We don’t understand the reason for what sounds like threats to counties by national government,” he added.

While Njuki has attributed the swelling pending bills to late disbursement by the National Treasury, Tunai has blamed prolonged infrastructural projects and some contractors whom he accuses of having done shoddy jobs for his non-compliance in settling the debts.

According to Njuki, Treasury always delays releasing funds to their  accounts and sometimes releases money at the end of the financial year, which makes it difficult for counties to clear pending bills.

“You can’t pay at the end of the financial year unless you consider it in a supplementary budget.

We are asking Senate to intervene on our behalf to have timely disbursements to the counties,” said the governor.

And he posed: “How are you going to clear pending bills, if there is no disbursement at all?” Tunai said some contracts awarded in the initial stages of devolution were fictitious and the bills inflated.

“At the time, the Transitional Authority was in charge because counties were not fully constituted.

We believe that some bills incurred were fake and untrue. We are awaiting the verdict of the pending bills verification committee,” he told People Daily yesterday.

Financial year

 In her annual report for 2017/18 financial year, former Controller of Budget Agnes Odhiambo had indicated the outstanding pending bills in the counties stood at  Sh108.41 billion as at June 2018.

However, a special audit  report by the Auditor General in July showed that Sh51.28 billion out of Sh108.41 pending bills in counties are genuine and should be settled.

An excess of Sh37 billion were either fake or did not meet the threshold for payment, the auditor noted.

“These figures are generated by counties and forwarded to us. They do not originate from us,” said Odhiambo, in response to accusations by some governors that she was creating “imaginary  and fabricated figures”.

Responding to a directive by Interior Cabinet Secretary Fred Matiang’i to counties to clear pending bills by Friday, Sonko claimed that on assuming office in August 2017, he found out that Sh64 billion pending bills in the city were fake and that contractors had supplied “air” and cited ghost projects.
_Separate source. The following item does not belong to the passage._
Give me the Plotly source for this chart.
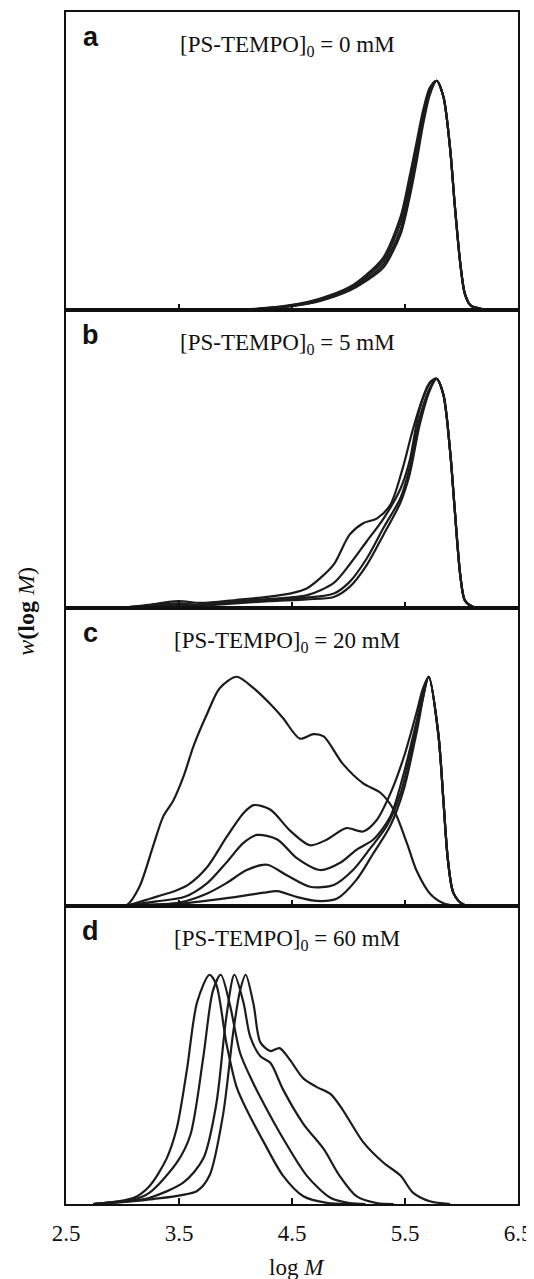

The city boss, who is one of those on record that he would not settle  bills incurred by his predecessor Evans Kidero, added that only Sh23 billion worth of services was eligible for payment. 

 “When Nairobi County Governor Mike Sonko took over, he found pending bills standing at Sh64 billion. Sonko soon realised most of these bills were fake and went to court and obtained a moratorium stopping suppliers from forcing him to make payments until the bills were verified,” read a statement from governor’s office yesterday.

On Wednesday, Matiang’i warned that the national government will use all legal means to compel counties to settle pending bills.

“We will use all lawful means to ensure these pending bills are paid. It is not fair to treat our people in the manner they are being treated in the counties,” he said.

“Some governors don’t want to pay pending bills because they were incurred when their predecessors were in office,” the CS said.

The minister said the national government had paid Sh9 billion of its pending bills and advised the county chiefs to stop playing politics with the lives of small businesses which they owe billions.

 However, the Council of Governors chairman Wycliffe Oparanya yesterday came out in defence of his colleagues and criticised Matiang’i’s stand.

He said the CoG agreed with suspended Treasury Cabinet Secretary Henry Rotich and the Controller of Budget that suppliers and contractors must be audited first to ensure money is paid to genuine people.

“The auditing has to be carried out first to establish eligible and genuine bills and illegible pending bills.

Majority of the bills are not eligible to process payments due to disputes or lack of proper documentation that can aid in making payments,” said Oparanya, who is the Kakamega governor.